Question on training LSTM to play Snake


I follow the DQN tutorial and trained a CNN to play a game, now I want to switch to LSTM but got a problem.

I found the tutorial for LSTM, and it recommends using (time sequence, Batch size, features). In my code, my input to LSTM is (4,32,100), where 4 means 4 consecutive frames, 32 is the batch size, 100 is a vector representing the current state.

Then I add a nn.Linear layer after LSTM, and the input size of linear layer is 432lstm_output_size, and here comes the problem. In trainig, the batch size is 32->(4,32,100), but in testing, the batch size is1 -> (4,1,100), which will cause an error.

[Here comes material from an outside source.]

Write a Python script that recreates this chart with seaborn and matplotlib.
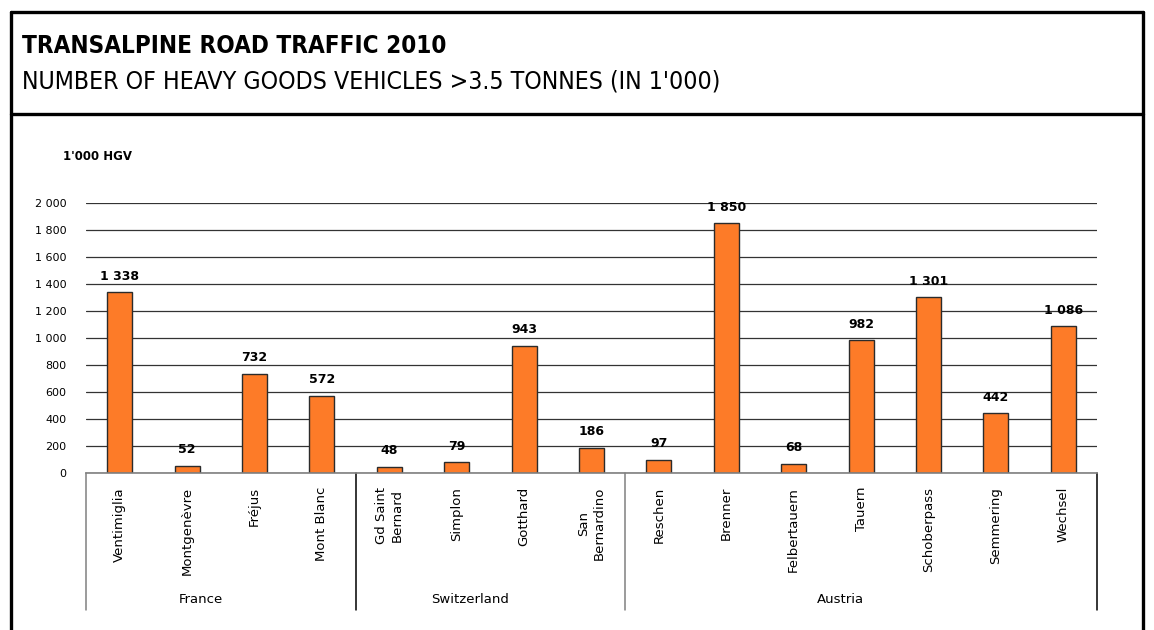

I tried to train the LSTM with batch size 1, but it will take significantly longer time, is there any way that can let me train the LSTM with batch=32 and do inference with batch=1?

The number seems to be formatted a bit wrong, but I understand that the input features to the linear layer are defined as seq_len * batch_size * lstm_output_size?
You shouldn’t use the batch size as the number of input features, as this will limit your use case to only this particular size, and assumes that the samples in the batch are somehow related to each other.

Instead, permute the LSTM output so that the batch size is at dim0 and reset the in_features to e.g. seq_len * lstm_output_size.
This will allow you to use arbitrary batch sizes.

Alternatively, you could also use batch_first=True when you are creating an instance of LSTM, which will accept and return the batch size in dim0.